|Newsletter - 2004 Archive|
Benjamin posted this on the discussion list. It didn't have a title, so we slapped one on.
Well, I survived, and have now recovered from this past Saturday/Sunday's 400 km brevet, aka "Toil to the Toll", which went from Lougheed and Boundary to the Coquihalla toll booth and back. The route sheet and first half of the route profile is here:
Weather was quite nice; not much sun, but fairly warm. Highlights include:
Beautiful scenic climb up Chilliwack mountain. We were told there would "probably" be a secret control point. Organizers seem to like putting these at the top of a hill in the first third or so of a ride, and sure enough there was Michel Richard at the top, with a big water container.
Sit down meal at cheapo diner in Hope. Asked for side of mayo for my fries, was given Miracle Whip or similar. Bleah. Ate it anyway. Old woman on a walker "really liked" my blue hair. Sun had come out at this point, stripped down to shorts and sleeveless jersey in preparation for climb up Coquihalla. Wedged my MEC wool jersey between my GoreTex jacket (strapped to my rackpack) and seat bag. It seemed pretty secure (cue ominous fore-shadowy music).
The climb! First up Othello hill, a "Categorie 2" climb. I was not too proud to use the granny gear. A brief, quick descent past turn-off to Othello tunnels, and then the long slog begins. The Coquihalla is actually not that steep, with a similar grade to Burnaby mountain. The main part of the climb is probably similar to biking up to SFU four times in a row, but with much nicer scenery (mountains on both sides, and some good views of the Coquihalla river below to the right). I'm riding with Lindsay Martin, who soon becomes a speck in the distance as we start climbing. I still have to work on getting a little more POWER into these legs.
I pass the summit, which is followed by a bit of a descent to the toll booth. Arrgh! I have to climb this again!
Finally, the toll booth control point.
It turns out Lindsay has only been waiting a few minutes. I gorge
myself on cookies, donuts, etc., provided by the organizers.
It's a lot cooler up here; we can look down and see patches of
snow still on the ground. Hell and Damnation! My wool jersey
is gone. At $63 it's not terribly expensive for wool, and
(Not a "cycling jersey", but functions as one nicely with pockets provided by a short sleeved synthetic jersey over top)

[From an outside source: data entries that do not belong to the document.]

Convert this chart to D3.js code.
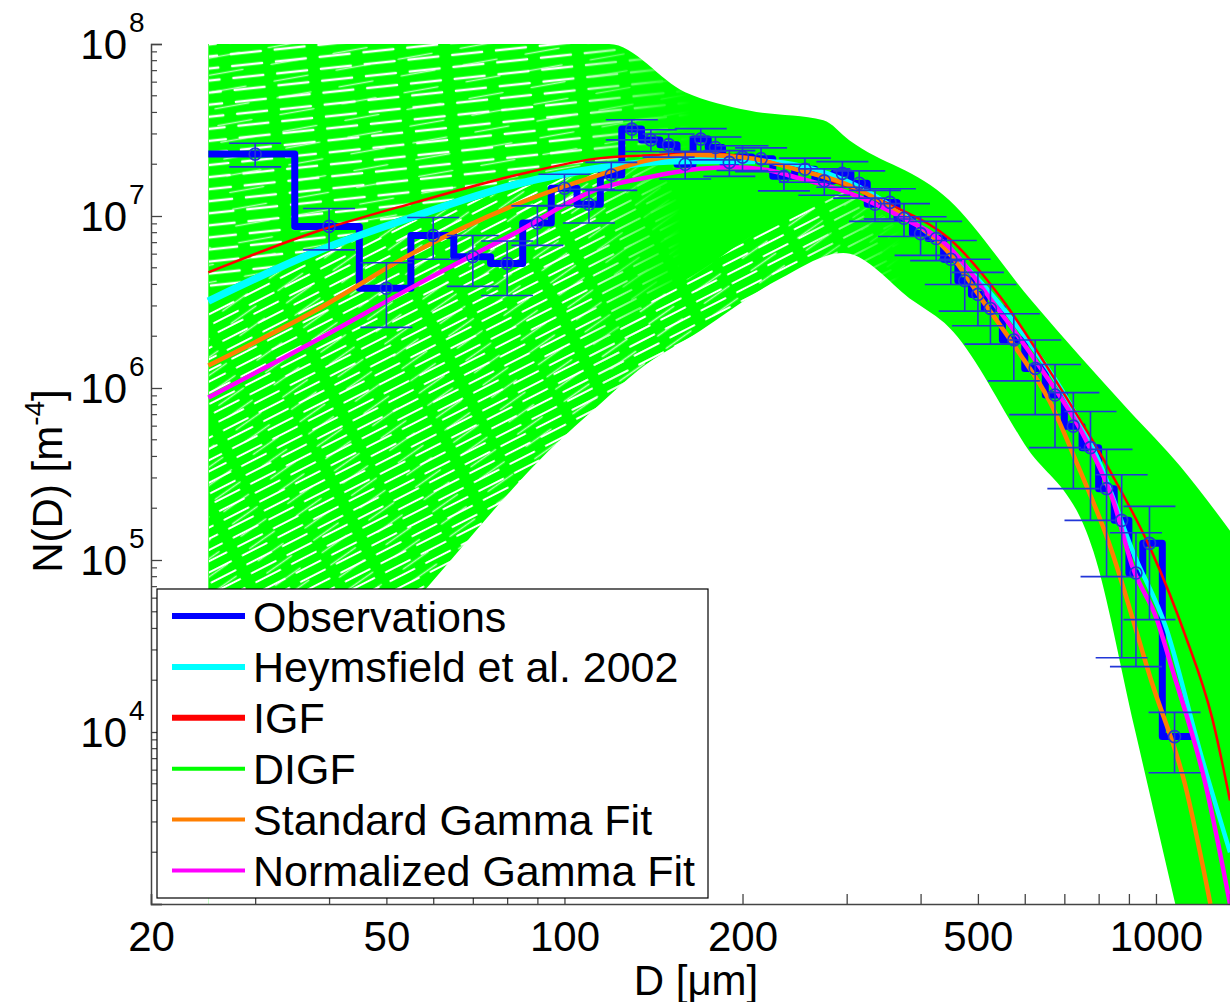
<!DOCTYPE html>
<html>
<head>
<meta charset="utf-8">
<script src="https://cdnjs.cloudflare.com/ajax/libs/d3/7.8.5/d3.min.js"></script>
<style>
  body { margin: 0; background: #fff; }
  text { font-family: "Liberation Sans", Arial, sans-serif; fill: #000; }
</style>
</head>
<body>
<div id="container"></div>
<script>
// observations: bin centres [um], N(D) [m^-4], 1-sigma error
const obsD = [30, 40, 50, 60, 70, 80, 90, 100, 110, 120, 130, 140, 150, 160, 170, 180, 190, 200,
  215, 235, 255, 275, 295, 315, 335, 355, 375, 400, 425, 450, 475, 500, 525, 575, 625, 675, 725,
  775, 825, 875, 925, 975, 1075];
const obsN = [2.29e7, 8.7e6, 3.8e6, 7.7e6, 5.8e6, 5.3e6, 9.1e6, 1.45e7, 1.17e7, 1.73e7, 3.2e7, 2.77e7,
  2.6e7, 2.0e7, 2.8e7, 2.5e7, 2.05e7, 2.2e7, 2.15e7, 1.7e7, 1.87e7, 1.6e7, 1.77e7, 1.55e7, 1.17e7,
  1.2e7, 9.7e6, 7.9e6, 7.4e6, 5.6e6, 4.2e6, 3.5e6, 2.9e6, 1.9e6, 1.3e6, 9.1e5, 6.0e5, 4.5e5, 2.6e5,
  1.7e5, 8.4e4, 1.25e5, 9.4e3];
const obsErr = [3.6e6, 2.35e6, 1.55e6, 2.1e6, 1.9e6, 1.85e6, 2.35e6, 3.0e6, 2.6e6, 3.2e6, 4.3e6, 4.0e6,
  4.0e6, 3.6e6, 4.2e6, 3.8e6, 3.5e6, 3.6e6, 3.4e6, 3.0e6, 3.0e6, 2.8e6, 3.0e6, 2.8e6, 2.4e6,
  2.4e6, 2.1e6, 2.0e6, 1.9e6, 1.6e6, 1.4e6, 1.2e6, 1.1e6, 8.0e5, 6.0e5, 4.6e5, 3.4e5, 2.8e5, 1.8e5,
  1.43e5, 6.0e4, 8.0e4, 3.6e3];
const obsFirstEdge = 25;
const obsLastEdge = 1150;

// Heymsfield et al. 2002
const heymD = [25, 38, 56, 83, 115, 160, 210, 300, 400, 500, 600, 700, 800, 914, 1041, 1186, 1334];
const heymN = [3.2e6, 6.2e6, 1.0e7, 1.53e7, 1.9e7, 2.1e7, 2.1e7, 1.6e7, 8.6e6, 4.3e6, 2.0e6, 9.2e5,
  3.8e5, 1.12e5, 4.0e4, 7.8e3, 2.0e3];

// IGF
const igfD = [25, 38, 56, 83, 115, 141, 169, 205, 249, 303, 368, 447, 545, 682, 828, 986, 1119, 1245, 1334];
const igfN = [4.7e6, 8.1e6, 1.2e7, 1.73e7, 2.17e7, 2.26e7, 2.32e7, 2.2e7, 1.85e7, 1.47e7, 1.1e7, 7.4e6,
  3.4e6, 1.06e6, 3.5e5, 1.1e5, 3.7e4, 1.2e4, 4e3];

// standard gamma fit
const sgfD = [25, 38, 56, 83, 115, 141, 169, 205, 249, 303, 368, 447, 510, 583, 660, 739, 830, 986, 1119, 1236];
const sgfN = [1.35e6, 2.83e6, 6.2e6, 1.17e7, 1.74e7, 2.14e7, 2.26e7, 2.17e7, 1.85e7, 1.51e7, 1.04e7,
  6.1e6, 3.2e6, 1.66e6, 8.45e5, 3.5e5, 1.3e5, 1.9e4, 5.0e3, 1.0e3];

// normalized gamma fit
const ngfD = [25, 38, 56, 83, 115, 141, 169, 192, 220, 249, 303, 368, 447, 532, 636, 761, 847, 914,
  1004, 1064, 1212, 1334];
const ngfN = [8.8e5, 1.89e6, 3.95e6, 8.05e6, 1.45e7, 1.7e7, 1.88e7, 1.92e7, 1.85e7, 1.66e7, 1.36e7,
  1.0e7, 6.6e6, 3.1e6, 1.33e6, 5.0e5, 2.2e5, 9.0e4, 4.5e4, 2.35e4, 5.0e3, 1.0e3];

// DIGF family: upper and lower edges of the bundle
const digfUpD = [25, 119, 160, 205, 274, 303, 447, 617, 900, 1100, 1334];
const digfUpN = [1e8, 1e8, 5.25e7, 4.1e7, 3.6e7, 2.76e7, 1.24e7, 3.2e6, 7.4e5, 3.5e5, 1.48e5];
const digfLoD = [25, 40, 60, 94, 115, 133, 170, 231, 296, 389, 447, 600, 784, 920, 1078];
const digfLoN = [3e3, 1.5e4, 7.6e4, 4.3e5, 8.1e5, 1.26e6, 2.16e6, 4.3e6, 6.1e6, 3.2e6, 2.25e6, 4.7e5,
  1.12e5, 1.05e4, 1e3];

const xTicks = [20, 50, 100, 200, 500, 1000];
const xMinorTicks = [30, 40, 60, 70, 80, 90, 300, 400, 600, 700, 800, 900];
const yExps = [8, 7, 6, 5, 4];

const legendLabels = ["Observations", "Heymsfield et al. 2002", "IGF", "DIGF", "Standard Gamma Fit", "Normalized Gamma Fit"];
const legendColors = ["#0000ff", "#00ffff", "#ff0000", "#00ff00", "#ff7f00", "#ff00ff"];

const width = 1230;
const height = 1002;

const x = d3.scaleLog().domain([20, 1334]).range([151, 1230]);
const y = d3.scaleLog().domain([1e3, 1e8]).range([904, 44]);

const svg = d3.select("#container")
  .append("svg")
  .attr("width", width)
  .attr("height", height);

const defs = svg.append("defs");
defs.append("clipPath").attr("id", "plotclip")
  .append("rect")
  .attr("x", 151).attr("y", 44)
  .attr("width", 1079).attr("height", 860);

const pts = (ds, ns) => ds.map((d, i) => ({D: d, N: ns[i]}));
const upperArea = d3.area().x(d => x(d.D)).y0(910).y1(d => y(d.N)).curve(d3.curveMonotoneX);

// texture: thin white gaps between the many DIGF lines
function slitPattern(id, w, h, angle, sw, len, op) {
  const p = defs.append("pattern").attr("id", id)
    .attr("patternUnits", "userSpaceOnUse")
    .attr("width", w).attr("height", h)
    .attr("patternTransform", `rotate(${angle})`);
  p.append("path").attr("d", `M4,${h / 2} L${4 + len},${h / 2}`)
    .attr("stroke", "#fff").attr("stroke-width", sw)
    .attr("stroke-linecap", "round").attr("opacity", op);
}
slitPattern("slitsA1", 44, 12, -6, 2.5, 30, 1);
slitPattern("slitsA2", 63, 17, -10, 1.6, 34, 0.7);
slitPattern("slitsB1", 40, 10, -27, 1.9, 27, 1);
slitPattern("slitsB2", 57, 15, -35, 1.5, 30, 0.7);

function fadeMask(id, stops) {
  const g = defs.append("linearGradient").attr("id", id + "g")
    .attr("gradientUnits", "userSpaceOnUse")
    .attr("x1", 0).attr("x2", width).attr("y1", 0).attr("y2", 0);
  stops.forEach(s => g.append("stop").attr("offset", s[0] / width).attr("stop-color", "#fff").attr("stop-opacity", s[1]));
  defs.append("mask").attr("id", id)
    .attr("maskUnits", "userSpaceOnUse").attr("x", 0).attr("y", 0).attr("width", width).attr("height", height)
    .append("rect").attr("width", width).attr("height", height).attr("fill", `url(#${id}g)`);
}
fadeMask("fadeUp", [[560, 1], [690, 0]]);
fadeMask("fadeMid", [[580, 1], [680, 0]]);
fadeMask("fadeLow", [[560, 0], [640, 1], [800, 1], [900, 0]]);

const heymPts = pts(heymD, heymN);
defs.append("clipPath").attr("id", "aboveFits")
  .append("path").attr("d", d3.area().x(d => x(d.D)).y0(30).y1(d => y(d.N) - 4).curve(d3.curveMonotoneX)(heymPts));
defs.append("clipPath").attr("id", "belowFits")
  .append("path").attr("d", d3.area().x(d => x(d.D)).y0(920).y1(d => y(d.N) + 4).curve(d3.curveMonotoneX)(heymPts));
defs.append("clipPath").attr("id", "nearLow")
  .append("path").attr("transform", "translate(0,-60)")
  .attr("d", upperArea(pts(digfLoD, digfLoN)));
defs.append("clipPath").attr("id", "bandclip")
  .append("path").attr("d", upperArea(pts(digfUpD, digfUpN)));

const plot = svg.append("g").attr("clip-path", "url(#plotclip)");

// green DIGF bundle
plot.append("path")
  .datum(pts(digfUpD, digfUpN))
  .attr("d", upperArea)
  .attr("fill", "#00ff00");

const tex = plot.append("g").attr("clip-path", "url(#bandclip)");
const t1 = tex.append("g").attr("clip-path", "url(#aboveFits)").append("g").attr("mask", "url(#fadeUp)");
t1.append("rect").attr("x", 209).attr("y", 40).attr("width", 600).attr("height", 400).attr("fill", "url(#slitsA1)");
t1.append("rect").attr("x", 209).attr("y", 40).attr("width", 600).attr("height", 400).attr("fill", "url(#slitsA2)");
const t2 = tex.append("g").attr("clip-path", "url(#belowFits)").append("g").attr("mask", "url(#fadeMid)");
t2.append("rect").attr("x", 209).attr("y", 150).attr("width", 600).attr("height", 500).attr("fill", "url(#slitsB1)");
t2.append("rect").attr("x", 209).attr("y", 150).attr("width", 600).attr("height", 500).attr("fill", "url(#slitsB2)");
const t3 = tex.append("g").attr("clip-path", "url(#nearLow)").append("g").attr("mask", "url(#fadeLow)");
t3.append("rect").attr("x", 540).attr("y", 150).attr("width", 380).attr("height", 450).attr("fill", "url(#slitsB1)");
t3.append("rect").attr("x", 540).attr("y", 150).attr("width", 380).attr("height", 450).attr("fill", "url(#slitsB2)");

plot.append("path")
  .datum(pts(digfLoD, digfLoN))
  .attr("d", upperArea)
  .attr("fill", "#fff");

// observations as stairs
const edges = [obsFirstEdge];
for (let i = 1; i < obsD.length; i++) edges.push((obsD[i - 1] + obsD[i]) / 2);
const stairs = edges.map((e, i) => ({D: e, N: obsN[i]}));
stairs.push({D: obsLastEdge, N: obsN[obsN.length - 1]});

plot.append("path")
  .datum(stairs)
  .attr("d", d3.line().x(d => x(d.D)).y(d => y(d.N)).curve(d3.curveStepAfter))
  .attr("fill", "none")
  .attr("stroke", "#0000ff")
  .attr("stroke-width", 7)
  .attr("stroke-linejoin", "round");

// fitted curves
const fitLine = d3.line().x(d => x(d.D)).y(d => y(d.N)).curve(d3.curveMonotoneX);
const fits = [
  {data: heymPts, color: "#00ffff", w: 4.5},
  {data: heymPts.filter(d => d.D <= 210), color: "#00ffff", w: 7.5},  // looks heavier on the left
  {data: pts(igfD, igfN), color: "#ff0000", w: 2.5},
  {data: pts(sgfD, sgfN), color: "#ff7f00", w: 4.5},
  {data: pts(ngfD, ngfN), color: "#ff00ff", w: 4.5}
];
fits.forEach(f => {
  plot.append("path")
    .datum(f.data)
    .attr("d", fitLine)
    .attr("fill", "none")
    .attr("stroke", f.color)
    .attr("stroke-width", f.w);
});

// error bars and markers
const obs = obsD.map((d, i) => ({D: d, N: obsN[i], e: obsErr[i]}));
const eb = plot.append("g").attr("stroke", "#2236d8").attr("stroke-width", 1.6).attr("fill", "none");
obs.forEach(o => {
  const cx = x(o.D);
  const yHi = y(o.N + o.e);
  const yLo = y(Math.max(o.N - o.e, 1e2));
  eb.append("line").attr("x1", cx).attr("x2", cx).attr("y1", yHi).attr("y2", yLo);
  eb.append("line").attr("x1", cx - 26).attr("x2", cx + 26).attr("y1", yHi).attr("y2", yHi);
  eb.append("line").attr("x1", cx - 26).attr("x2", cx + 26).attr("y1", yLo).attr("y2", yLo);
  eb.append("circle").attr("cx", cx).attr("cy", y(o.N)).attr("r", 6);
});

// axes
const axisColor = "#444";
const xAxis = svg.append("g")
  .attr("transform", "translate(0,904)")
  .call(d3.axisBottom(x)
    .tickValues(xTicks.concat(xMinorTicks))
    .tickSize(-10)
    .tickPadding(17)
    .tickFormat(d => xTicks.includes(d) ? d : ""));
xAxis.select(".domain").attr("stroke", axisColor).attr("stroke-width", 1.5);
xAxis.selectAll(".tick line").attr("stroke", axisColor).attr("stroke-width", 1.3);
xAxis.selectAll(".tick text").attr("font-size", 42).attr("font-family", "Liberation Sans, Arial, sans-serif");

const yMinor = [];
for (let e = 3; e < 8; e++) for (let m = 2; m <= 9; m++) yMinor.push(m * Math.pow(10, e));
const yAxis = svg.append("g")
  .attr("transform", "translate(151,0)")
  .call(d3.axisLeft(y)
    .tickValues(yExps.map(e => Math.pow(10, e)).concat([1e3]))
    .tickSize(-11)
    .tickFormat(""));
yAxis.select(".domain").attr("stroke", axisColor).attr("stroke-width", 1.5);
yAxis.selectAll(".tick line").attr("stroke", axisColor).attr("stroke-width", 1.3);
svg.append("g")
  .selectAll("line")
  .data(yMinor)
  .join("line")
  .attr("x1", 151).attr("x2", 157)
  .attr("y1", d => y(d)).attr("y2", d => y(d))
  .attr("stroke", axisColor).attr("stroke-width", 1.2);

yExps.forEach(e => {
  svg.append("text")
    .attr("x", 127).attr("y", y(Math.pow(10, e)) + 15)
    .attr("text-anchor", "end").attr("font-size", 42)
    .text("10");
  svg.append("text")
    .attr("x", 129).attr("y", y(Math.pow(10, e)) - 12)
    .attr("font-size", 28)
    .text(e);
});

// axis titles
svg.append("text")
  .attr("x", 696).attr("y", 995)
  .attr("text-anchor", "middle").attr("font-size", 42)
  .text("D [\u03bcm]");

const yl = svg.append("text")
  .attr("transform", "translate(62,481) rotate(-90)")
  .attr("text-anchor", "middle").attr("font-size", 42);
yl.append("tspan").text("N(D) [m");
yl.append("tspan").attr("font-size", 28).attr("dy", -18).text("-4");
yl.append("tspan").attr("dy", 18).text("]");

// legend
const lg = svg.append("g").attr("transform", "translate(157,589)");
lg.append("rect")
  .attr("width", 551).attr("height", 309)
  .attr("fill", "#fff").attr("stroke", "#000").attr("stroke-width", 1.2);
legendLabels.forEach((lab, i) => {
  const yy = 27 + i * 50.9;
  lg.append("line")
    .attr("x1", 15).attr("x2", 88).attr("y1", yy).attr("y2", yy)
    .attr("stroke", legendColors[i]).attr("stroke-width", i < 3 ? 6 : 4);
  lg.append("text")
    .attr("x", 96).attr("y", yy + 15.5)
    .attr("font-size", 43)
    .text(lab);
});
</script>
</body>
</html>
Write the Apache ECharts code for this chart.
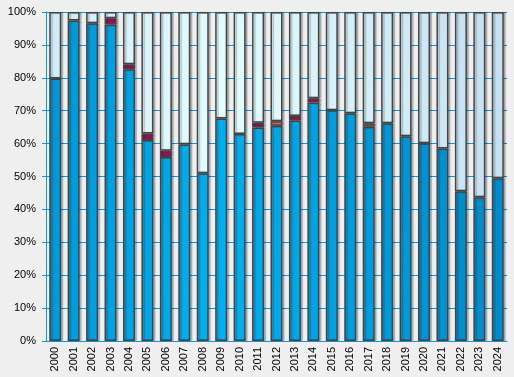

Psst -- wool jerseys are really nice. You really want to order one of these (yes, you!):
Now we get to ride back down! Strong head winds make this a little less exciting; my dream of coasting most of the way back to Hope is shattered. I also can't see over the concrete barrier in the highway median most of the way down, and never find my jersey. Sigh. Almost everyone else is in front of us, so I don't expect to get it back.
The wind in my face, combined with a full stomach, produce a strong soporific effect, and I find myself starting to nod off as we descend. Feeling less than safe, I signal to Lindsay and we pull over for a two minute power nap. A nice warm tingly sensation suffuses my whole body. endorphins, perhaps? I am then awake enough to continue, thinking about coffee in Hope. Strangely, the journey back down seems even *longer* than the way up.
Feeling more awake at Hope, we decide to press on to the Seabird Island Cafe control. There are some strong head winds coming out of Hope, but we soon get to more sheltered roads, and the wind is probably dying down as evening approaches.
Seabird Island Cafe. We run into Claude Theriault polishing off a bowl of Cream of Mushroom soup and mashed potatoes. This looks really good at this point, and we both follow suit. It is dark at this point.
The rest of the ride is mostly an uneventful journey back along highway #7. I become drowsy several more times, and Lindsay is kind enough to wait for me as I take 3 or 4 more power naps, probably ranging from 2 to 15 minutes each.
Woodside Hill! After cycling 300 km, and approaching from the steeper side, this is not an insignificant climb. Once again, the granny serves me well.
We almost miss the turn-off to Mary Hill bypass. Not caring to go back 40 meters, I hop my bike up and over the concrete median. Mary Hill bypass is less than scenic, but is vastly improved by a barn owl gliding along the highway beside us, maybe 5-10 meters away, looking ghostly in the street lights. It lands in the ditch ahead of us, and we get a great view of it head-on as we pass.
Knight and Day restaurant: we're finished! It is now 4:44 am, 20 hours and 44 minutes after we started. We sit down with Karen and Michel, and polish off a couple slices of now-cold pizza, nevertheless delicious. We collect our finisher's pins, which are of course the real reason we do these rides. We are now a mere 4 km from my house, so I bike home, quickly rinse off in the shower, and ... BED!